What followed is a little convoluted, but in essence: We ended up hanging out for less than 10 minutes at first (B's mom was the shower, so I didn't even get to talk with her at first), then driving back home to get N's Nerf gun so that the boys could have a "battle." By the time we got back to B's house, maybe 15 minutes later, it was no longer a strange place to N, but somewhere he'd been before, and he told me I could leave for a little while. There's a TJ's right nearby, so B's mom and I talked, and I suggested I go there, do some shopping, then check in with N to see if he was ready to go home; when the time came, about half an hour later, he was most definitely not ready to go home, so we discussed a pickup time and he dismissed me with a wave. When that pickup time came, he was STILL not ready to go home, so I sat in the living room with the mom and the three boys and watched as they all played Mario Somethingorother for about half an hour. It was only with promises of a repeat playdate very very soon that I was finally able to drag him out of there. Out of a house he'd never been to before, with a mother he'd never met before, and after playing with a kid he'd never met before.
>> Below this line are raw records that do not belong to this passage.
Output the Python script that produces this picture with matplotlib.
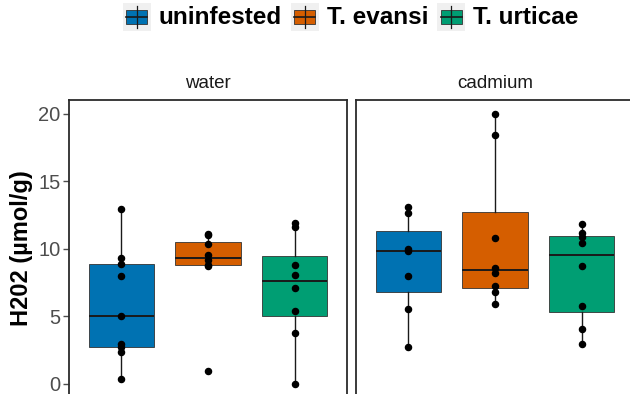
import matplotlib
matplotlib.use("Agg")
import matplotlib.pyplot as plt
from matplotlib.patches import Rectangle
from matplotlib.lines import Line2D


# H2O2 content per plant, grouped by treatment (panel) and herbivore (box)
treatments = ["water", "cadmium"]
groups = ["uninfested", "T. evansi", "T. urticae"]
colors = ["#0072B2", "#D55E00", "#009E73"]

water_uninfested = [0.37, 2.4, 2.74, 2.95, 5.06, 8.02, 8.89, 9.31, 12.94]
water_evansi = [0.96, 8.75, 8.82, 9.15, 9.55, 10.35, 11.0, 11.1]
water_urticae = [0.0, 3.75, 5.43, 7.09, 8.07, 8.77, 11.6, 11.9]

cadmium_uninfested = [2.77, 5.56, 8.02, 9.8, 9.95, 12.62, 13.06]
cadmium_evansi = [5.95, 6.79, 7.21, 8.2, 8.6, 10.81, 18.44, 20.0]
cadmium_urticae = [2.96, 4.1, 5.73, 8.7, 10.4, 10.9, 11.2, 11.8]

panel_data = {
    "water": [water_uninfested, water_evansi, water_urticae],
    "cadmium": [cadmium_uninfested, cadmium_evansi, cadmium_urticae],
}

yticks = [0, 5, 10, 15, 20]

plt.rcParams["font.family"] = ["Liberation Sans", "DejaVu Sans"]

W, H = 630, 394
fig = plt.figure(figsize=(W / 100, H / 100), dpi=100)


def fx(x):
    return x / W


def fy(y):
    return 1 - y / H


# panel geometry in pixels (top-left origin); y range -1..21 as ggplot expands
panel_top, panel_bottom = 100, 397.5
panel_w = 278
panel_left = [69, 356]

for i, name in enumerate(treatments):
    ax = fig.add_axes([fx(panel_left[i]), fy(panel_bottom),
                       fx(panel_w), (panel_bottom - panel_top) / H])
    data = panel_data[name]
    pos = [1, 2, 3]

    bp = ax.boxplot(data, positions=pos, widths=0.75, patch_artist=True,
                    showcaps=False, showfliers=False, whis=1.5,
                    medianprops=dict(color="#1a1a1a", linewidth=1.4),
                    whiskerprops=dict(color="#1a1a1a", linewidth=1.0),
                    boxprops=dict(edgecolor="#333333", linewidth=0.6),
                    zorder=2)
    for patch, c in zip(bp["boxes"], colors):
        patch.set_facecolor(c)

    for p, vals in zip(pos, data):
        ax.plot([p] * len(vals), vals, "o", color="black",
                markersize=4.4, zorder=3)

    ax.set_xlim(0.4, 3.6)
    ax.set_ylim(-1, 21)
    ax.set_xticks([])
    for s in ax.spines.values():
        s.set_color("#2b2b2b")
        s.set_linewidth(1.3)

    if i == 0:
        ax.set_yticks(yticks)
        ax.set_yticklabels([str(t) for t in yticks])
        ax.tick_params(axis="y", length=4, width=1, color="#4d4d4d",
                       labelcolor="#4d4d4d", labelsize=14.5, pad=2)
    else:
        ax.set_yticks([])

    # facet label
    fig.text(fx(panel_left[i] + panel_w / 2), fy(84), name,
             ha="center", va="center", fontsize=13.5, color="#1a1a1a")

fig.text(fx(22), fy(248), "H202 (µmol/g)", rotation=90, ha="center",
         va="center", fontsize=17, fontweight="bold")

# legend along the top
renderer = fig.canvas.get_renderer()
key = 28
x = 122.7
ky0 = 3
for g, c in zip(groups, colors):
    fig.patches.append(Rectangle((fx(x), fy(ky0 + key)), fx(key), key / H,
                                 transform=fig.transFigure,
                                 facecolor="#f0f0f0", edgecolor="none"))
    cx = x + key / 2
    # whiskers
    fig.lines.append(Line2D([fx(cx), fx(cx)], [fy(ky0 + 2.8), fy(ky0 + 25.2)],
                            transform=fig.transFigure, color="#1a1a1a",
                            linewidth=0.9))
    fig.patches.append(Rectangle((fx(x + 3.5), fy(ky0 + 21)), fx(21), 14 / H,
                                 transform=fig.transFigure, facecolor=c,
                                 edgecolor="#333333", linewidth=0.6))
    fig.lines.append(Line2D([fx(x + 3.5), fx(x + 24.5)],
                            [fy(ky0 + 14), fy(ky0 + 14)],
                            transform=fig.transFigure, color="#1a1a1a",
                            linewidth=1.2))
    t = fig.text(fx(x + key + 8), fy(ky0 + key / 2 + 1), g, ha="left",
                 va="center", fontsize=17.5, fontweight="bold")
    bb = t.get_window_extent(renderer=renderer)
    x = x + key + 8 + bb.width + 9

fig.savefig("out.png", dpi=100)
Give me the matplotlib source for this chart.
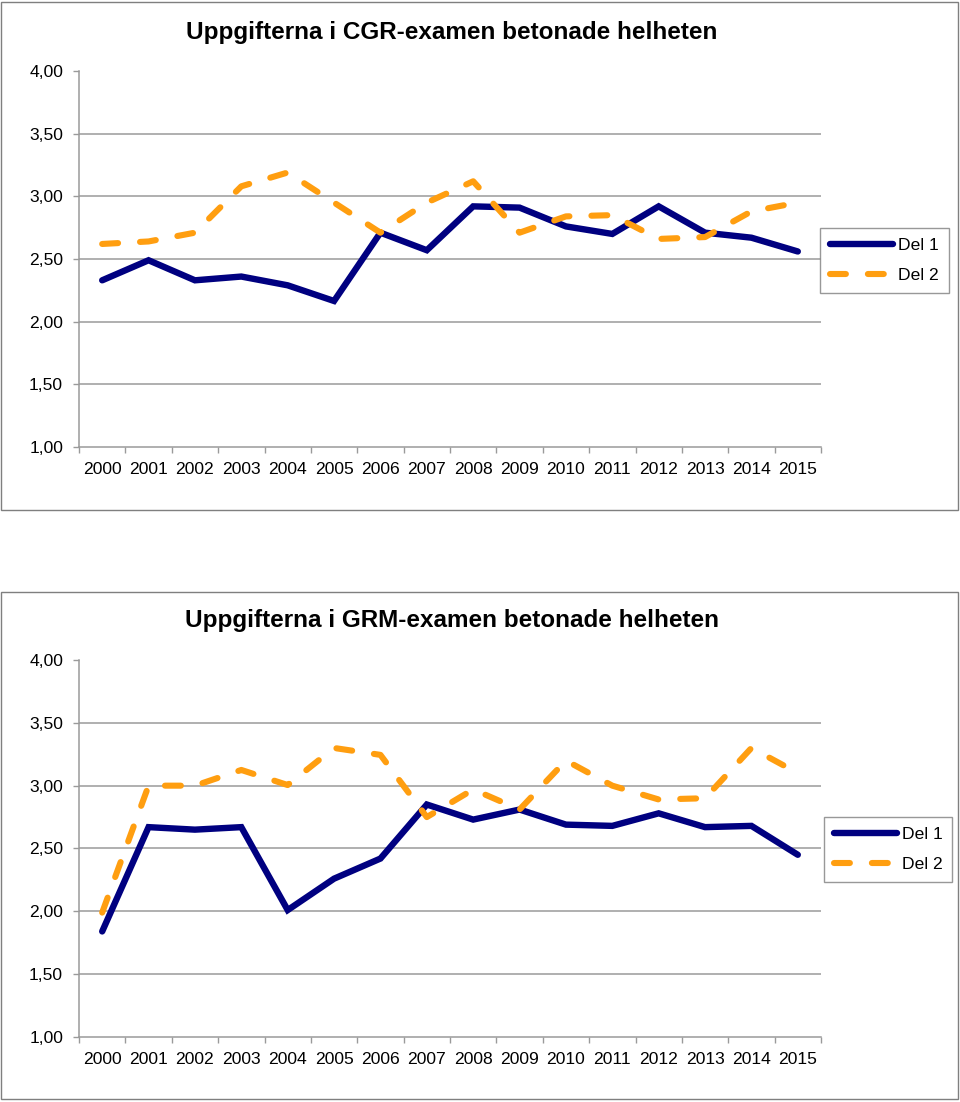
import matplotlib
matplotlib.use("Agg")
import matplotlib.pyplot as plt
from matplotlib.patches import Rectangle
from matplotlib.ticker import FixedLocator, NullFormatter

plt.rcParams['font.family'] = ['Liberation Sans', 'DejaVu Sans']

years = [str(y) for y in range(2000, 2016)]

cgr_title = "Uppgifterna i CGR-examen betonade helheten"
cgr_del1 = [2.33, 2.49, 2.33, 2.36, 2.29, 2.165, 2.71, 2.57, 2.92, 2.91, 2.76, 2.70, 2.92, 2.71, 2.67, 2.56]
cgr_del2 = [2.62, 2.64, 2.71, 3.08, 3.19, 2.95, 2.71, 2.95, 3.12, 2.71, 2.84, 2.85, 2.66, 2.675, 2.88, 2.95]

grm_title = "Uppgifterna i GRM-examen betonade helheten"
grm_del1 = [1.84, 2.67, 2.65, 2.67, 2.01, 2.26, 2.42, 2.85, 2.73, 2.81, 2.69, 2.68, 2.78, 2.67, 2.68, 2.45]
grm_del2 = [1.99, 3.00, 3.00, 3.125, 3.005, 3.30, 3.245, 2.75, 2.97, 2.81, 3.20, 3.00, 2.89, 2.90, 3.30, 3.10]

series_names = ["Del 1", "Del 2"]
yticks = [1.0, 1.5, 2.0, 2.5, 3.0, 3.5, 4.0]
ytick_labels = ["1,00", "1,50", "2,00", "2,50", "3,00", "3,50", "4,00"]

W, H = 960, 1102
fig = plt.figure(figsize=(W / 100, H / 100), dpi=100)

NAVY = "#000080"
ORANGE = "#FF9E10"
GRID = "#9a9a9a"
FS = 12.6


def px_rect(l, t, r, b):
    return [l / W, 1 - b / H, (r - l) / W, (b - t) / H]


def draw_panel(box, axrect, title, title_y, d1, d2, legrect):
    # outer border
    l, t, r, b = box
    fig.patches.append(Rectangle((l / W, 1 - b / H), (r - l) / W, (b - t) / H,
                                 transform=fig.transFigure, fill=False,
                                 edgecolor="#7f7f7f", linewidth=1.0))
    ax = fig.add_axes(px_rect(*axrect))
    x = list(range(len(years)))
    l1, = ax.plot(x, d1, color=NAVY, lw=4.6, solid_capstyle='round',
                  solid_joinstyle='miter', label=series_names[0], zorder=3)
    l2, = ax.plot(x, d2, color=ORANGE, lw=4.4, dash_capstyle='round',
                  dashes=(2.6, 3.6), label=series_names[1], zorder=3)
    ax.set_xlim(-0.5, len(years) - 0.5)
    ax.set_ylim(1.0, 4.0)
    ax.set_yticks(yticks)
    ax.set_yticklabels(ytick_labels, fontsize=FS)
    for yv in yticks[1:-1]:
        ax.axhline(yv, color=GRID, lw=1.1, zorder=1)
    ax.set_xticks(x)
    ax.set_xticklabels(years, fontsize=FS)
    ax.xaxis.set_minor_locator(FixedLocator([i - 0.5 for i in range(len(years) + 1)]))
    ax.xaxis.set_minor_formatter(NullFormatter())
    ax.tick_params(axis='x', which='major', length=0, pad=11)
    ax.tick_params(axis='x', which='minor', length=4.5, color=GRID, width=1.0)
    ax.tick_params(axis='y', which='major', length=4.5, color=GRID, width=1.0, pad=7)
    for s in ['top', 'right']:
        ax.spines[s].set_visible(False)
    for s in ['left', 'bottom']:
        ax.spines[s].set_color(GRID)
        ax.spines[s].set_linewidth(1.1)
    ax.patch.set_alpha(0)
    fig.text(452 / W, 1 - title_y / H, title, ha='center', va='center',
             fontsize=17.5, fontweight='bold')
    ll, lt, lr, lb = legrect
    leg = fig.legend(handles=[l1, l2], loc='center',
                     bbox_to_anchor=((ll + lr) / 2 / W, 1 - (lt + lb) / 2 / H),
                     fontsize=FS, frameon=True, fancybox=False, shadow=False,
                     handlelength=3.6, handletextpad=0.3, labelspacing=0.85,
                     borderpad=0.55, borderaxespad=0)
    leg.get_frame().set_edgecolor("#7f7f7f")
    leg.get_frame().set_linewidth(1.0)
    return ax


draw_panel((1, 2, 958, 510), (79, 71, 821, 447), cgr_title, 32,
           cgr_del1, cgr_del2, (822, 228, 947, 293))
draw_panel((1, 592, 958, 1099), (79, 660, 821, 1037), grm_title, 621,
           grm_del1, grm_del2, (829, 817, 947, 882))

fig.savefig("out.png", dpi=100)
If that's not miraculous, I don't know what is. Ultimately, N (and that sweet dog) did the hard work, but we--you and I--put the supports in place that let him feel safe enough to give it a go. And so I need to thank you; all of you. For the support and the advice and the girlfriend-to-girlfriend talking-to you didn't even know you'd given me. It means more to me, and to N, than you could possibly know.